Bri just concentrarte
2:28 PM, May 31, 2008
.. Posted by Anonymous
You can get one of the spots you need one good jump
God's gift to you
3:13 AM, June 4, 2008
.. Posted by Anonymous
B. Glenn
I would like to first state good luck in Eugene! I wish all the best for you in your quest to make the Oly team. Secondly, I am so inspired by your commitment to reach that goal you have continued to strive for through all the ups and downs that track and field can take us through (injuries etc.). Sometimes reading your blogs makes me wonder why I gave up my dream to get the the trials. Being an NCAA All-American in the sprints and ranked in the top 20 in the US in the 100m in 1996,1997,1998, I hoped and dreamed to get the A standard for the trials only to run 10.11 (Wind aided) and get knocked out of the top 32 with my existing legal 10.21. A week later while training to correct some technical flaws the injury bug hit (severe ankle injury).

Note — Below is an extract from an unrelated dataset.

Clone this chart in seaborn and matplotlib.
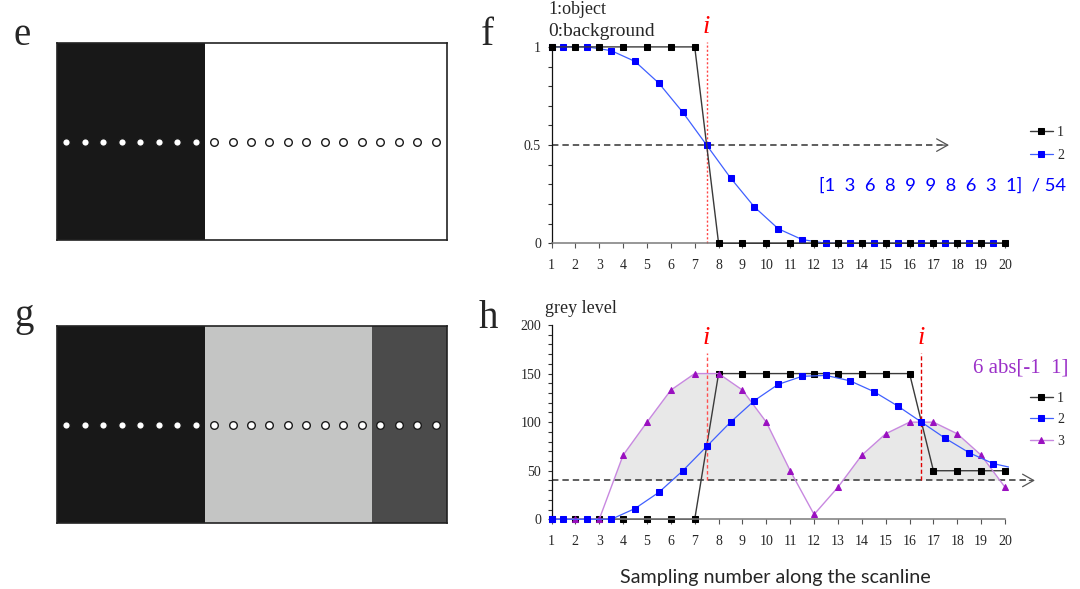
import numpy as np
import pandas as pd
import matplotlib
matplotlib.use("Agg")
import matplotlib.pyplot as plt
import seaborn as sns
from matplotlib.ticker import MultipleLocator
from matplotlib.transforms import Bbox, TransformedBbox

# ---------------- data ----------------
samples = list(range(1, 21))
half_samples_f = [1] + [k + 0.5 for k in range(1, 20)]
half_samples_h = [1] + [k + 0.5 for k in range(1, 21)]

# f: binary profile and its smoothed version
binary_profile = [1, 1, 1, 1, 1, 1, 1, 0, 0, 0, 0, 0, 0, 0, 0, 0, 0, 0, 0, 0]
smoothed_profile = [1, 1, 1, 0.981, 0.926, 0.815, 0.667, 0.5, 0.333, 0.185,
                    0.074, 0.019, 0, 0, 0, 0, 0, 0, 0, 0]

# h: grey-level profile, smoothed profile and gradient magnitude
grey_profile = [0, 0, 0, 0, 0, 0, 0, 150, 150, 150, 150, 150, 150, 150, 150, 150,
                50, 50, 50, 50]
grey_smoothed = [0, 0, 0, 0, 11.1, 27.8, 50, 75, 100, 122.2, 138.9, 147.2, 148.1,
                 142.6, 131.5, 116.7, 100, 83.3, 68.5, 57.4, 51.9]
gradient = [0, 0, 0, 66, 100, 133, 150, 150, 133, 100, 50, 5, 33, 66, 88, 100,
            100, 88, 66, 33]

threshold_f = 0.5
threshold_h = 40
edges_f = [7.5]
edges_h = [7.5, 16.5]
kernel_text = "[1  3  6  8  9  9  8  6  3  1]  / 54"
gradient_text = "6 abs[-1  1]"

# e / g: scanline sample dots over the test images
scan_positions = list(range(1, 22))
e_regions = [0.5, 8.51, 21.61]
e_colors = ["#181818", "#ffffff"]
g_regions = [0.5, 8.51, 17.55, 21.61]
g_colors = ["#181818", "#c4c5c4", "#4b4b4b"]

# ---------------- style ----------------
sns.set_style("ticks")
SERIF = ["Liberation Serif", "DejaVu Serif"]
SANS = ["Lato", "DejaVu Sans"]
plt.rcParams["font.family"] = SERIF

W, H = 1080, 589
fig = plt.figure(figsize=(W / 100, H / 100), dpi=100)
renderer = fig.canvas.get_renderer()


def fx(x):
    return x / W


def fy(y):
    return 1 - y / H


def fit_width(txt, width_px):
    """Scale a text's font size so that it spans the given pixel width."""
    w = txt.get_window_extent(renderer=renderer).width
    txt.set_fontsize(txt.get_fontsize() * width_px / w)


BLACK_LINE = "#3a3a3a"
BLUE = "#0000ff"
BLUE_LINE = "#4060ff"
PURPLE = "#9a10c0"
PURPLE_LINE = "#c888e0"


def scan_panel(rect, bounds, colors):
    ax = fig.add_axes(rect)
    for (a, b), c in zip(zip(bounds[:-1], bounds[1:]), colors):
        ax.axvspan(a, b, color=c, lw=0)
    df = pd.DataFrame({"x": scan_positions, "y": [0.5] * len(scan_positions)})
    sns.scatterplot(data=df, x="x", y="y", ax=ax, s=30, color="white",
                    edgecolor="#1a1a1a", linewidth=1.0, zorder=3, legend=False)
    ax.set_xlim(bounds[0], bounds[-1])
    ax.set_ylim(0, 1)
    ax.set_xticks([])
    ax.set_yticks([])
    ax.set_xlabel("")
    ax.set_ylabel("")
    for s in ax.spines.values():
        s.set_visible(True)
        s.set_color("#222222")
        s.set_linewidth(1.2)
    return ax


ax_e = scan_panel([fx(57), fy(240), 390 / W, 197 / H], e_regions, e_colors)
ax_g = scan_panel([fx(57), fy(523.3), 390 / W, 197.3 / H], g_regions, g_colors)

X0_PX, UNIT_PX = 551.5, 23.87
XMAX = 20.17
ax_w = (XMAX - 1) * UNIT_PX


def style_profile_axis(ax):
    ax.set_xlim(1, XMAX)
    sns.despine(ax=ax)
    ax.spines["left"].set_color("#111111")
    ax.spines["left"].set_linewidth(0.9)
    ax.spines["bottom"].set_color("#7a7a7a")
    ax.spines["bottom"].set_linewidth(1.1)
    ax.spines["bottom"].set_bounds(1, 20)
    ax.set_xticks(samples)
    ax.set_xticklabels([str(s) for s in samples])
    ax.tick_params(axis="x", direction="out", length=3.5, width=0.8,
                   color="#555555", pad=7.5, labelsize=10)
    ax.tick_params(axis="y", which="both", direction="out", length=3, width=0.8,
                   color="#333333", pad=4.5, labelsize=10)
    ax.set_xlabel("")
    ax.set_ylabel("")


# ---------------- f ----------------
ax_f = fig.add_axes([fx(X0_PX), fy(243.3), ax_w / W, 196.4 / H])
style_profile_axis(ax_f)
ax_f.set_ylim(0, 1)
ax_f.set_yticks([0, 0.5, 1])
ax_f.set_yticklabels(["0", "0.5", "1"])
ax_f.yaxis.set_minor_locator(MultipleLocator(0.1))

ax_f.plot([1, 17.5], [threshold_f, threshold_f], color="#333333", lw=1.1,
          dashes=(4.2, 2.6), clip_on=False, zorder=1)
ax_f.annotate("", xy=(17.77, threshold_f), xytext=(17.3, threshold_f),
              arrowprops=dict(arrowstyle="->,head_length=0.8,head_width=0.45",
                              color="#555555", lw=0.9),
              annotation_clip=False)

sns.lineplot(x=samples, y=binary_profile, ax=ax_f, color=BLACK_LINE, lw=1.0,
             marker="s", markersize=4.2, markerfacecolor="black",
             markeredgecolor="black", label="1", clip_on=False, zorder=4)
sns.lineplot(x=half_samples_f, y=smoothed_profile, ax=ax_f, color=BLUE_LINE,
             lw=0.9, marker="s", markersize=4.2, markerfacecolor=BLUE,
             markeredgecolor=BLUE, label="2", clip_on=False, zorder=3)

for e in edges_f:
    ax_f.plot([e, e], [0, 1.026], color="#ff4545", lw=1.0, ls=(0, (1.5, 1.5)),
              clip_on=False, zorder=2)
    ax_f.text(e, 1.1, "i", color="red", fontsize=19, style="italic",
              ha="center", va="center")

ax_f.legend(loc="upper left", bbox_to_anchor=(fx(1030), fy(126)),
            bbox_transform=fig.transFigure, frameon=False, fontsize=10,
            handlelength=1.65, handletextpad=0.3, labelspacing=0.72,
            borderpad=0, borderaxespad=0)

kt = fig.text(fx(819), fy(186), kernel_text, color=BLUE, family=SANS,
              fontsize=15, ha="left", va="center")
fit_width(kt, 247)

# ---------------- h ----------------
ax_h = fig.add_axes([fx(X0_PX), fy(519.3), ax_w / W, 194.3 / H])
style_profile_axis(ax_h)
ax_h.set_ylim(0, 200)
ax_h.set_yticks([0, 50, 100, 150, 200])
ax_h.yaxis.set_minor_locator(MultipleLocator(10))

g_arr = np.array(gradient, dtype=float)
ax_h.fill_between(samples, threshold_h, g_arr, where=g_arr >= threshold_h,
                  interpolate=True, color="#e8e8e8", lw=0, zorder=0.5)

ax_h.plot([1, 21.0], [threshold_h, threshold_h], color="#333333", lw=1.1,
          dashes=(4.2, 2.6), clip_on=False, zorder=1)
ax_h.annotate("", xy=(21.37, threshold_h), xytext=(20.9, threshold_h),
              arrowprops=dict(arrowstyle="->,head_length=0.8,head_width=0.45",
                              color="#555555", lw=0.9),
              annotation_clip=False)

sns.lineplot(x=samples, y=grey_profile, ax=ax_h, color=BLACK_LINE, lw=1.0,
             marker="s", markersize=4.2, markerfacecolor="black",
             markeredgecolor="black", label="1", clip_on=False, zorder=2)
sns.lineplot(x=half_samples_h, y=grey_smoothed, ax=ax_h, color=BLUE_LINE,
             lw=0.9, marker="s", markersize=4.2, markerfacecolor=BLUE,
             markeredgecolor=BLUE, label="2", zorder=4,
             markevery=list(range(len(half_samples_h) - 1)))
blue_line = ax_h.lines[-1]
blue_line.set_clip_on(True)
blue_line.set_clip_box(TransformedBbox(Bbox([[0, -20], [XMAX, 220]]),
                                       ax_h.transData))
sns.lineplot(x=samples, y=gradient, ax=ax_h, color=PURPLE_LINE, lw=1.0,
             marker="^", markersize=5, markerfacecolor=PURPLE,
             markeredgecolor=PURPLE, label="3", clip_on=False, zorder=3)

edge_styles = [dict(color="#ff5050", ls=(0, (2.5, 1.8))),
               dict(color="#e00000", ls=(0, (3, 1.8)))]
for e, st in zip(edges_h, edge_styles):
    ax_h.plot([e, e], [threshold_h, 171], lw=1.0, clip_on=False, zorder=2, **st)
    ax_h.text(e, 187, "i", color="red", fontsize=19, style="italic",
              ha="center", va="center")

ax_h.legend(loc="upper left", bbox_to_anchor=(fx(1030), fy(392)),
            bbox_transform=fig.transFigure, frameon=False, fontsize=10,
            handlelength=1.65, handletextpad=0.3, labelspacing=0.6,
            borderpad=0, borderaxespad=0)

gt = fig.text(fx(972.7), fy(368), gradient_text, color="#9b30c8", fontsize=15,
              ha="left", va="center")
fit_width(gt, 95.6)

# ---------------- annotations ----------------
fig.text(fx(548), fy(10), "1:object", fontsize=13, ha="left", va="center")
bg = fig.text(fx(548), fy(32), "0:background", fontsize=13, ha="left", va="center")
fit_width(bg, 106)
fig.text(fx(545), fy(308), "grey level", fontsize=13, ha="left", va="center")

for letter, x, y in [("e", 22.5, 45), ("f", 487, 45), ("g", 24, 326), ("h", 488, 328)]:
    fig.text(fx(x), fy(y), letter, fontsize=28, ha="center", va="baseline")

xl = fig.text(fx(775), fy(577), "Sampling number along the scanline", family=SANS,
              fontsize=14, ha="center", va="center")
fit_width(xl, 313)

fig.savefig("out.png", dpi=100)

It took me almost 3 months of rehab to get full use of my ankle as Atlanta came and gone. I had no alternative at that point only to watch it on TV. That moment sat with me for years, I had so much potential (as do most of the sprinters in the US) but you have your moment on the stage in the Long Jump go for it and jump far, if you have to push beyond your PR then push! This moment in Eugene is one to cherish you have the sound mentality to excel and achieve. God has blessed you with the ability to substitute due to your range in talent! Thank you B. Glenn for being instrumental to those of us who dreamed the reality you are living, I will be tuned in to watch. Godspeed!!
thanks
2:18 PM, June 4, 2008
.. Posted by missbri
that was a great message...
i appreciate all the support!
Frustrating, but...
2:08 PM, June 8, 2008
.. Posted by hmurphy
at the same time, I've always felt more confident after dropping down to specialize in one event instead of two. How are you feeling about this change?